Les vices de cette politique ont été découverts en 1976, lors d’une réunion gouvernementale consacrée à la coopération économique et technique. Valentin Lipatti explique : « L’objectif que la Roumanie poursuivait attentivement, tout comme la Yougoslavie, la Turquie, et, dans une certaine mesure, la Grèce, était de se doter d’une procédure de suivi. C’est à dire d’un cadre institutionnel puisqu’une conférence, si elle est unique, elle ne vaut pas trop, on l’oublie facilement. Et c’est à ce moment-là que nous nous sommes heurtés à l’opposition ferme de la Bulgarie. Nos amis bulgares sont arrivés avec un mandat extrêmement restrictif. Ils ont déclaré tout simplement que leur mandat ne leur permettait pas de prendre des décisions. Toute décision se prenait sur base de consensus, et le consensus à cinq était facile à obtenir. Mais il suffisait qu’un des cinq dispose d’un droit de veto pour que toute décision soit bloquée. La Bulgarie faisait la politique des Soviétiques, et à l’époque Moscou ne voyait pas d’un bon œil toute coopération économique, susceptible d’échapper à son contrôle, dans les Balkans. L’URSS voyait un danger dans ce mini-marché commun des Balkans, où, certes, la Roumanie et la Bulgarie étaient des pays socialistes, mais la Turquie, la Grèce et la Yougoslavie non-alignée risquaient de porter cette coopération dans une direction que l’Union soviétique ne voulait pas. Et alors les Bulgares ont reçu l’ordre de bloquer les suites des conférences. Ce coup dur des Bulgares a bloqué pour longtemps le développement multilatéral. »

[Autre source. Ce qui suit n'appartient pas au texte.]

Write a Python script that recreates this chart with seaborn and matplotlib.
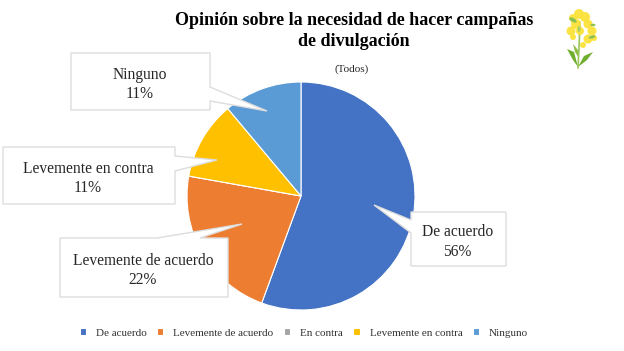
import matplotlib
matplotlib.use("Agg")
import matplotlib.pyplot as plt
from matplotlib.patches import Polygon, Circle, Ellipse
import seaborn as sns

# values
categories = ["De acuerdo", "Levemente de acuerdo", "En contra", "Levemente en contra", "Ninguno"]
percent = [55.6, 22.2, 0, 11.1, 11.1]
colors = ["#4472C4", "#ED7D31", "#A5A5A5", "#FFC000", "#5B9BD5"]
title = "Opinión sobre la necesidad de hacer campañas\nde divulgación"
subtitle = "(Todos)"

sns.set_theme(style="white")
plt.rcParams["font.family"] = ["Liberation Serif", "DejaVu Serif"]
W, H = 624, 351

fig = plt.figure(figsize=(W / 100, H / 100), dpi=100)

# pie, centre about (301,196) in pixels
R = 114
ax = fig.add_axes([(301 - R) / W, 1 - (196 + R) / H, 2 * R / W, 2 * R / H])
wedges, _ = ax.pie(percent, colors=sns.color_palette(colors), startangle=90, counterclock=False,
                   radius=1, wedgeprops={"edgecolor": "white", "linewidth": 0.8})
ax.set_xlim(-1, 1)
ax.set_ylim(-1, 1)

# overlay in pixel coordinates for the callouts and the flower
ov = fig.add_axes([0, 0, 1, 1], facecolor="none")
ov.set_xlim(0, W)
ov.set_ylim(H, 0)
ov.axis("off")


def callout(x0, y0, x1, y1, tail, side, name, pct):
    a, tip, b = tail
    if side == "right":
        pts = [(x0, y0), (x1, y0), (x1, a), tip, (x1, b), (x1, y1), (x0, y1)]
    elif side == "left":
        pts = [(x0, y0), (x1, y0), (x1, y1), (x0, y1), (x0, b), tip, (x0, a)]
    else:
        pts = [(x0, y0), (a, y0), tip, (b, y0), (x1, y0), (x1, y1), (x0, y1)]
    ov.add_patch(Polygon(pts, closed=True, fc="white", ec="#DDDDDD", lw=1.0, zorder=3))
    ov.text((x0 + x1) / 2 - 1, (y0 + y1) / 2 + 3, f"{name}\n{round(pct)}%", ha="center", va="center",
            fontsize=11.2, color="#262626", linespacing=1.3, zorder=4)


callout(71, 53, 210, 110, (87, (267, 111), 101), "right", categories[4], percent[4])
callout(3, 147, 175, 204, (156, (217, 160), 171), "right", categories[3], percent[3])
callout(60, 238, 228, 297, (157, (242, 224), 200), "top", categories[1], percent[1])
callout(411, 212, 506, 266, (220, (374, 205), 233), "left", categories[0], percent[0])

# titles
ov.text(354, 31, title, ha="center", va="center", fontsize=13, fontweight="bold",
        color="black", linespacing=1.35)
ov.text(352, 69, subtitle, ha="center", va="center", fontsize=8, color="#262626")

# legend
leg = fig.legend(wedges, categories, loc="center", bbox_to_anchor=(304 / W, 1 - 333 / H), ncol=5,
                 frameon=False, fontsize=8, handlelength=0.55, handleheight=0.55,
                 handletextpad=0.9, columnspacing=0.95, labelcolor="#333333")

# small flower, top right
ov.plot([578, 579, 580], [68, 48, 22], color="#9CC65A", lw=1.2, zorder=2)
ov.add_patch(Polygon([(567, 49), (574, 52), (578, 67), (573, 60)], fc="#6FAE2E", ec="none"))
ov.add_patch(Polygon([(578, 67), (584, 56), (593, 52), (587, 60)], fc="#6FAE2E", ec="none"))
ov.add_patch(Polygon([(573, 44), (578, 50), (579, 58), (575, 52)], fc="#8CBF45", ec="none"))
for cx, cy, r in [(579, 14, 5), (585, 17, 5), (573, 18, 4), (576, 24, 5), (588, 24, 4.5),
                  (571, 31, 4.5), (580, 31, 4), (592, 31, 4.5), (588, 39, 4.5), (573, 37, 3),
                  (583, 45, 3), (594, 38, 3)]:
    ov.add_patch(Circle((cx, cy), r, fc="#FBE23A", ec="none", alpha=0.95, zorder=2))
ov.add_patch(Ellipse((573, 20), 8, 4, angle=30, fc="#8CC152", ec="none", zorder=3))
ov.add_patch(Ellipse((593, 25), 5, 2.5, fc="#8CC152", ec="none", zorder=3))
ov.add_patch(Ellipse((592, 37), 7, 3, angle=-15, fc="#8CC152", ec="none", zorder=3))
ov.add_patch(Ellipse((579, 29), 3, 6, fc="#A8CF60", ec="none", zorder=3))

fig.savefig("out.png", dpi=100, facecolor="white")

La politique de la Roumanie dans les Balkans a connu à l’époque du Rideau de Fer des succès plutôt limités. Les intérêts divergents au sein du même bloc, tout comme les différences en termes de régime politique ont constitué autant de raisons pour qu’aucun pays balkanique n’arrive à s’affirmer dans le domaine de la coopération régionale.